Complaints and dismissals
The APWU has been filing complaints about the Postal Service's failure to meet its service standards for almost two years. (The materials can be found in PRC Docket No. C2013-10.)
In September 2013, the APWU filed a complaint with the Commission saying that the Postal Service was not meeting the new standards established in July 2012. In November 2013, the Commission dismissed the complaint (in part).
Two days later, the APWU filed a petition challenging the PRC's order with the U.S. Court of Appeals, District of Columbia Circuit. Last week, the APWU followed up with a short “Statement of Issues to Be Raised” that previews the arguments it will make in the case.
These arguments echo points made by Commissioner Ruth Goldway, the former chair of the PRC, in her dissenting opinion on the Commission's order dismissing the complaint. Goldway believed that the Commission should have heard the complaint, and the union will probably be quoting her opinion as it proceeds with its appeal.
June 12, 2015
This week the Postal Service, APWU, and several associations of mailers filed briefs with the Postal Regulatory Commission responding to the DC Court of Appeals’ June 5th ruling on the case of the exigent rate increase.
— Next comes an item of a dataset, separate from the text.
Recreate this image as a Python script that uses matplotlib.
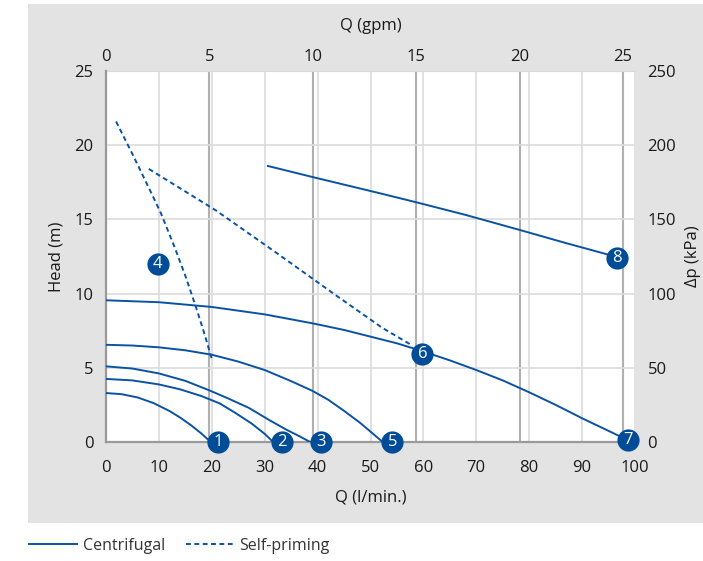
import matplotlib
matplotlib.use('Agg')
import matplotlib.pyplot as plt
from matplotlib.patches import Rectangle
from matplotlib.lines import Line2D

plt.rcParams['font.family'] = ['Open Sans', 'DejaVu Sans']

# 曲线数据 (Q l/min, Head m)
c1_q = [0, 3, 6, 9, 12, 14, 16, 18, 19.8]
c1_h = [3.3, 3.22, 3.0, 2.62, 2.09, 1.65, 1.15, 0.58, 0]

c2_q = [0, 5, 10, 14, 18, 21.5, 24.5, 27.5, 30, 31.6]
c2_h = [4.25, 4.15, 3.88, 3.55, 3.1, 2.6, 1.95, 1.25, 0.55, 0]

c3_q = [0, 5, 10, 15, 19.4, 23, 27, 31, 34, 36.5, 38.6]
c3_h = [5.1, 4.95, 4.62, 4.12, 3.5, 2.95, 2.3, 1.45, 0.85, 0.4, 0]

c5_q = [0, 5, 10, 15, 20, 25, 30, 35, 39, 42, 45, 48, 50, 52.3]
c5_h = [6.55, 6.5, 6.38, 6.18, 5.88, 5.42, 4.85, 4.1, 3.45, 2.85, 2.1, 1.3, 0.7, 0]

c67_q = [0, 10, 20, 30, 39, 45, 50, 55, 60, 65, 70, 75, 80, 85, 90, 95, 98.5]
c67_h = [9.55, 9.42, 9.1, 8.6, 8.0, 7.55, 7.1, 6.65, 6.1, 5.5, 4.85, 4.15, 3.35,
         2.5, 1.6, 0.75, 0.15]

c8_q = [30.6, 39.1, 51.9, 58.7, 68, 78.1, 87, 94.7, 96.6]
c8_h = [18.6, 17.85, 16.75, 16.15, 15.3, 14.3, 13.4, 12.65, 12.45]

# 自吸泵 (虚线)
sp1_q = [1.9, 5, 8, 10.4, 13, 15, 17, 18.6, 20.0]
sp1_h = [21.6, 19.4, 17.2, 15.4, 13.1, 11.2, 9.1, 7.3, 5.6]
sp2_q = [8.1, 20.8, 32, 43.8, 52.2, 57.9]
sp2_h = [18.4, 15.6, 12.8, 9.8, 7.7, 6.5]

# 编号标记
mark_labels = ['1', '2', '3', '4', '5', '6', '7', '8']
mark_q = [21.2, 33.3, 40.6, 9.8, 54.1, 59.8, 98.7, 96.6]
mark_h = [0, 0, 0, 12.0, 0, 5.95, 0.15, 12.4]

x_ticks = [0, 10, 20, 30, 40, 50, 60, 70, 80, 90, 100]
gpm_ticks = [0, 5, 10, 15, 20, 25]
y_ticks = [0, 5, 10, 15, 20, 25]
kpa_ticks = [0, 50, 100, 150, 200, 250]

BLUE = '#0A52A3'
MARK = '#004C97'
TXT = '#1a1a1a'


def main():
    # 整个图灰色，四周再补白边
    fig = plt.figure(figsize=(7.03, 5.61), dpi=100, facecolor='#e3e3e3')
    for r in [(0, 0, 28 / 703, 1), (0, 0, 1, 38 / 561), (0, 1 - 4 / 561, 1, 4 / 561)]:
        fig.patches.append(Rectangle((r[0], r[1]), r[2], r[3],
                                     transform=fig.transFigure, facecolor='white',
                                     edgecolor='none', zorder=0))

    ax = fig.add_axes([106 / 703, 119 / 561, 529 / 703, 371 / 561])
    ax_t = ax.twiny()
    ax_r = ax.twinx()

    ax_t.set_zorder(1)
    ax_r.set_zorder(2)
    ax.set_zorder(3)
    ax.patch.set_visible(False)
    ax_r.patch.set_visible(False)
    ax_t.patch.set_visible(False)
    # 白色绘图区，放在最底层的轴里
    ax_t.add_patch(Rectangle((0, 0), 1, 1, transform=ax_t.transAxes,
                             facecolor='white', edgecolor='none', zorder=-5))

    # 曲线
    for q, h in [(c1_q, c1_h), (c2_q, c2_h), (c3_q, c3_h), (c5_q, c5_h),
                 (c67_q, c67_h), (c8_q, c8_h)]:
        ax.plot(q, h, color=BLUE, lw=1.4, zorder=3)
    for q, h in [(sp1_q, sp1_h), (sp2_q, sp2_h)]:
        ax.plot(q, h, color=BLUE, lw=1.4, ls=(0, (2.5, 1.8)), zorder=3)

    for lab, q, h in zip(mark_labels, mark_q, mark_h):
        ax.plot(q, h, 'o', ms=16, color=MARK, mec='none', zorder=5, clip_on=False)
        ax.text(q, h, lab, color='white', fontsize=12, ha='center', va='center',
                zorder=6, clip_on=False)

    # 坐标轴
    ax.set_xlim(0, 100)
    ax.set_ylim(0, 25)
    ax.set_xticks(x_ticks)
    ax.set_yticks(y_ticks)
    ax.grid(True, color='#dcdcdc', lw=1.2)
    ax.set_axisbelow(True)
    ax.tick_params(length=0, labelsize=12, colors=TXT)
    ax.tick_params(axis='x', pad=13)
    ax.tick_params(axis='y', pad=9)
    ax.set_xlabel('Q (l/min.)', fontsize=12, color=TXT, labelpad=10)
    ax.set_ylabel('Head (m)', fontsize=12, color=TXT, labelpad=7)

    ax_t.set_xlim(0, 25.58)
    ax_t.set_xticks(gpm_ticks)
    ax_t.grid(True, axis='x', color='#b0b0b0', lw=1.5)
    ax_t.tick_params(length=0, labelsize=12, colors=TXT, pad=4)
    ax_t.set_xlabel('Q (gpm)', fontsize=12, color=TXT, labelpad=14)

    ax_r.set_ylim(0, 250)
    ax_r.set_yticks(kpa_ticks)
    ax_r.tick_params(length=0, labelsize=12, colors=TXT, pad=9)
    ax_r.set_ylabel('Δp (kPa)', fontsize=12, color=TXT, labelpad=6)

    for a in (ax, ax_t, ax_r):
        for s in a.spines.values():
            s.set_visible(False)
    ax.spines['left'].set_visible(True)
    ax.spines['bottom'].set_visible(True)
    ax.spines['left'].set_color('#9a9a9a')
    ax.spines['bottom'].set_color('#9a9a9a')
    ax.spines['left'].set_linewidth(1.6)
    ax.spines['bottom'].set_linewidth(1.6)
    ax_t.spines['top'].set_visible(True)
    ax_t.spines['top'].set_color('#d6d6d6')

    # 图例
    handles = [Line2D([], [], color=BLUE, lw=1.4),
               Line2D([], [], color=BLUE, lw=1.4, ls=(0, (2.5, 1.8)))]
    fig.legend(handles, ['Centrifugal', 'Self-priming'], loc='center left',
               bbox_to_anchor=(15 / 703, 1 - 546 / 561), ncol=2, frameon=False,
               fontsize=11.5, handlelength=3.0, handletextpad=0.35,
               columnspacing=1.3, labelcolor='#333333')

    plt.savefig('out.png', dpi=100)


if __name__ == "__main__":
    main()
On Monday the Postal Service filed a motion asking the Commission to suspend the removal of the exigent surcharge, which is due to occur sometime in August. Yesterday the APWU filed comments supporting the motion, while the mailers filed comments urging the Commission to deny it.
The Court of Appeals affirmed most of the Commission’s 2013 order granting a 4.3 percent exigent rate increase, but the court vacated a key part of the order, namely the way it had counted each year’s losses only once.
The court said that the losses should be counted again in the following year(s) until the Postal Service could be expected to have adapted to the “new normal” of lower volumes. (There’s more about the court’s ruling in this previous post.)
The Postal Service's motion argues that since the total amount it will be allowed to take in with the surcharge is inevitably going to be increased substantially, the Commission should allow the surcharge to continue beyond the limit previously authorized, $2.8 billion in contribution (profit).
The Postal Service's motion provides an analysis showing that correcting for the “count once” flaw in the Commission’s order would increase the amount of money lost “due to” the recession by nearly $1.2 billion, bringing the total to about $4 billion in contribution. That would extend the period for the surcharge to next March or April.
The Postal Service's motion also indicates that it intends to argue that the maximum allowed for the exigent increase should be even larger. The motion does not say how much more the Postal Service will be seeking, but in a brief filed during the court case, the Postal Service said that it could deserve as much as $3.8 billion more, which would extend the surcharge for at least two more years.